- Exercise aim -
Pull out every line containing the string "HTML".

___ Raw data

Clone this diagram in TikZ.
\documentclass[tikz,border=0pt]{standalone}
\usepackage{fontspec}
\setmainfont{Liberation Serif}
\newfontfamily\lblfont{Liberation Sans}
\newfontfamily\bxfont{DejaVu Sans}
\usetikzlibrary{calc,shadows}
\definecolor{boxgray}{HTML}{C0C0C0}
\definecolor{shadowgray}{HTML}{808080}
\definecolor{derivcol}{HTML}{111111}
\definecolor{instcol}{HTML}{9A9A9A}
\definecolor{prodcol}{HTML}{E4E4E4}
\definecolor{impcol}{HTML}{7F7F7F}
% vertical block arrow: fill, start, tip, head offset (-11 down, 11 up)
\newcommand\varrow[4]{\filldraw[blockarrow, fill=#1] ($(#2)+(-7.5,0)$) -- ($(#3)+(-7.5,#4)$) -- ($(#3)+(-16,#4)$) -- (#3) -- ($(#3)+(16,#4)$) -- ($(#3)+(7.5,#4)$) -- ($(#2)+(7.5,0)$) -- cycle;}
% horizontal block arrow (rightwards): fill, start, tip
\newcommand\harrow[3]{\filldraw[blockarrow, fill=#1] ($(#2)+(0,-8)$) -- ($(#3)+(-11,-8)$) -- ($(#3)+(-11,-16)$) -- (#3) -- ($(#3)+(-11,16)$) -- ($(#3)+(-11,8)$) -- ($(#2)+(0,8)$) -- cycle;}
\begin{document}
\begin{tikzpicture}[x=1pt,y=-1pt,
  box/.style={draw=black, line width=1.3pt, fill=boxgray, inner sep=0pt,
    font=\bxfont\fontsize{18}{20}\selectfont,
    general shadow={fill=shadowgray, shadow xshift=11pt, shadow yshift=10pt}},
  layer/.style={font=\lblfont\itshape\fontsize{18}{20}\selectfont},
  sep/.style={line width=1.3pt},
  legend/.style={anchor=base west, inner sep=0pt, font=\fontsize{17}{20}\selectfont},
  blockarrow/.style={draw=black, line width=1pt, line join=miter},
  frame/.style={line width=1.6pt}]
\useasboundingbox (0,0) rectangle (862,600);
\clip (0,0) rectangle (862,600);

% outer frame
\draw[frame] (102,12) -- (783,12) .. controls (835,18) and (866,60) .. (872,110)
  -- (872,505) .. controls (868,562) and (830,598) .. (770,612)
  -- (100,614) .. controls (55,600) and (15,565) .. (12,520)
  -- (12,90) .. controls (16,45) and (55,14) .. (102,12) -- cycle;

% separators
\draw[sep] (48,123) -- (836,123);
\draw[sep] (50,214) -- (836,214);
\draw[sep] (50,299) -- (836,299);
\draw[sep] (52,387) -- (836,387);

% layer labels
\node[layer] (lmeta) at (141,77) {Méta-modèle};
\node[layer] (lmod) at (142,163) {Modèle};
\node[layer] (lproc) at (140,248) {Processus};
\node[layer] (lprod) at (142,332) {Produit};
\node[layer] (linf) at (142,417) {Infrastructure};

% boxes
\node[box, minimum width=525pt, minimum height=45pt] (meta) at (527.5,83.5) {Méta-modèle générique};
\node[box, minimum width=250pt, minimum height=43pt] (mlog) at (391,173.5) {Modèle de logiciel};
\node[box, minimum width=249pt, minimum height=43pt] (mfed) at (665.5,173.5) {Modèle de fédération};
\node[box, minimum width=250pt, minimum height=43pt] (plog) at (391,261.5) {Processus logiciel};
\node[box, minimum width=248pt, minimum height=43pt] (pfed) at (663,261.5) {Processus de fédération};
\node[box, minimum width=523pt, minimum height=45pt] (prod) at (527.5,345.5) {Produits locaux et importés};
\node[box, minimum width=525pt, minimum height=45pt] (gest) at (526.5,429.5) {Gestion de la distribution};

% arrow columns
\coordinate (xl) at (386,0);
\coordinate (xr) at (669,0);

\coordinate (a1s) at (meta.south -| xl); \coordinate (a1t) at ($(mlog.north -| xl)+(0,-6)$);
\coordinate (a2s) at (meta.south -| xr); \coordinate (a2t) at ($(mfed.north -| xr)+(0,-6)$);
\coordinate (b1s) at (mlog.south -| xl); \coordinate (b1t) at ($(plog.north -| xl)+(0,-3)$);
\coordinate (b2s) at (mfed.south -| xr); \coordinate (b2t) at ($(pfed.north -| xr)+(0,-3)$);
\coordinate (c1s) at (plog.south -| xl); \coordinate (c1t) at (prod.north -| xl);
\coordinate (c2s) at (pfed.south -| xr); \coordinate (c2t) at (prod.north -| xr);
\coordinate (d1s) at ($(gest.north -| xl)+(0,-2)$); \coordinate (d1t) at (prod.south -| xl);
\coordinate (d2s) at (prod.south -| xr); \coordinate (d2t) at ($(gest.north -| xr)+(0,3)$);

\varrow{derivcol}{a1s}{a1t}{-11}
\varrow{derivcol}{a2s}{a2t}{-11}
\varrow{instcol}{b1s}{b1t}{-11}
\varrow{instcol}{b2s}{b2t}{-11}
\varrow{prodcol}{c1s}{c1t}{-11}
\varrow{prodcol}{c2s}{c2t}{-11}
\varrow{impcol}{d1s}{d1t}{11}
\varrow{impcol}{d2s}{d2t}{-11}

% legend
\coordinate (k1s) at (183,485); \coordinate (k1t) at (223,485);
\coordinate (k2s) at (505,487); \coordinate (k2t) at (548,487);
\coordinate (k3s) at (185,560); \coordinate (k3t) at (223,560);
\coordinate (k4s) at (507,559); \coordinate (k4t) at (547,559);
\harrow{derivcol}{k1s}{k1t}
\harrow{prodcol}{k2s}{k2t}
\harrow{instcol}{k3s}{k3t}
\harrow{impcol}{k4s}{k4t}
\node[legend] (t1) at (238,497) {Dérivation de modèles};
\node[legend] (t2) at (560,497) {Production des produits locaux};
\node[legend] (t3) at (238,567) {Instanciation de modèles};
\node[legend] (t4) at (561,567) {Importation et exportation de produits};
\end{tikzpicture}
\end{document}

______
___ Raw data

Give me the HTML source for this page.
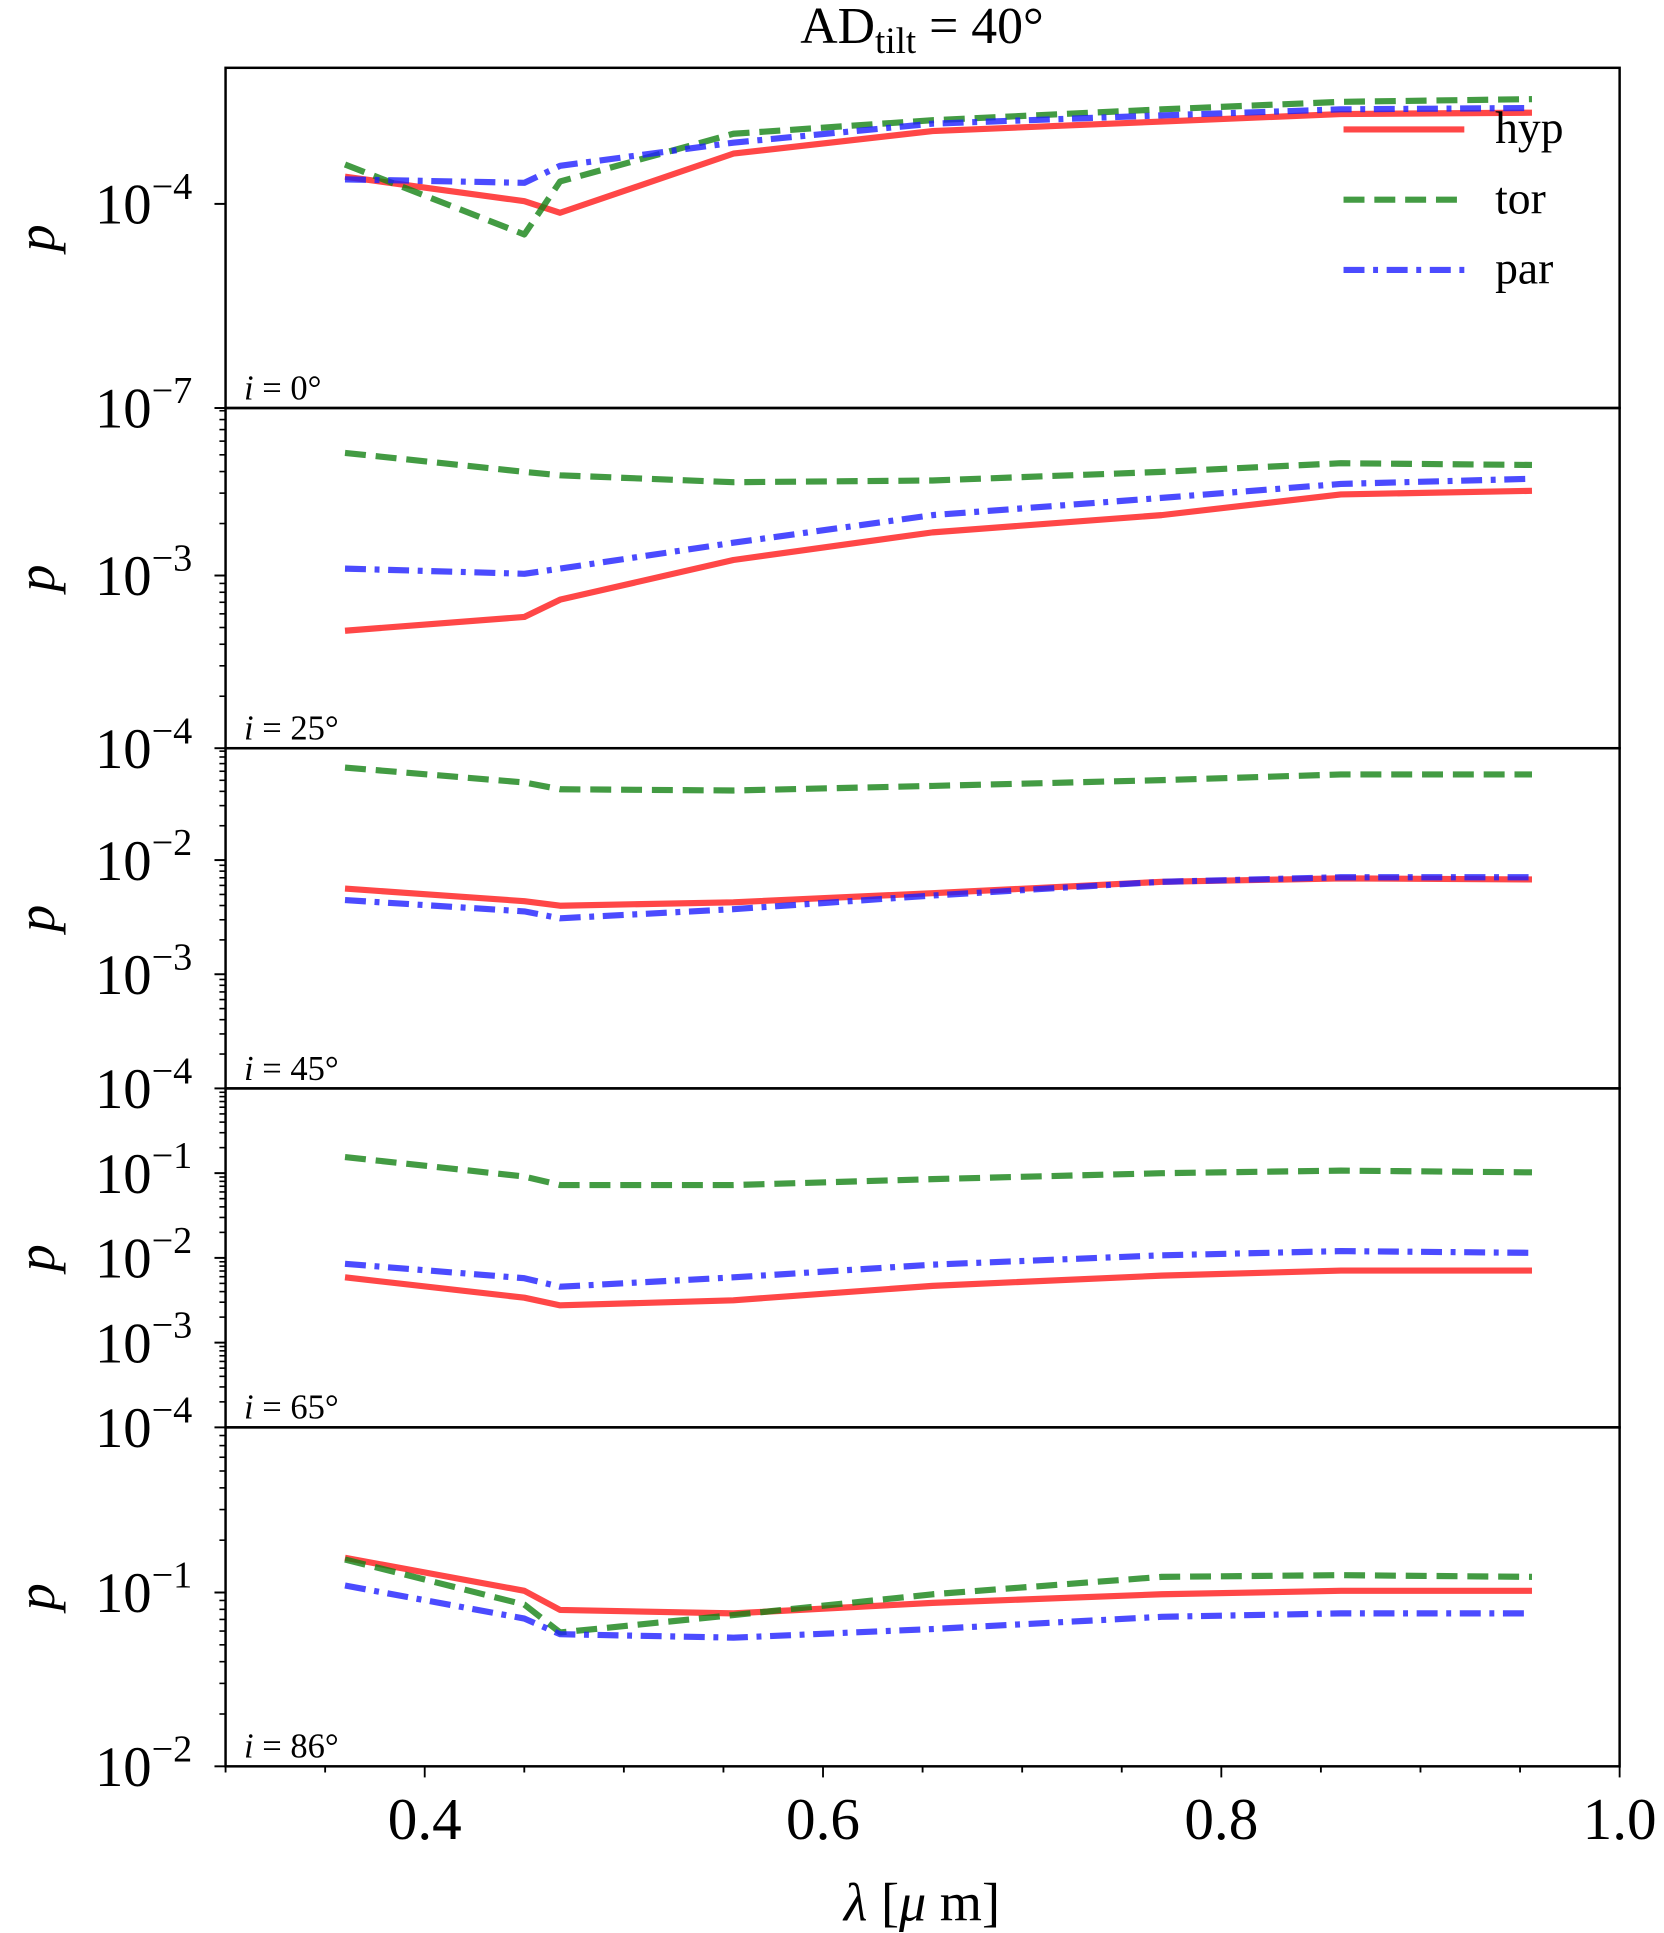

______

- Task output -
\definecolor{boxgray}{HTML}{C0C0C0}
\definecolor{shadowgray}{HTML}{808080}
\definecolor{derivcol}{HTML}{111111}
\definecolor{instcol}{HTML}{9A9A9A}
\definecolor{prodcol}{HTML}{E4E4E4}
\definecolor{impcol}{HTML}{7F7F7F}
Give me the HTML source for this page.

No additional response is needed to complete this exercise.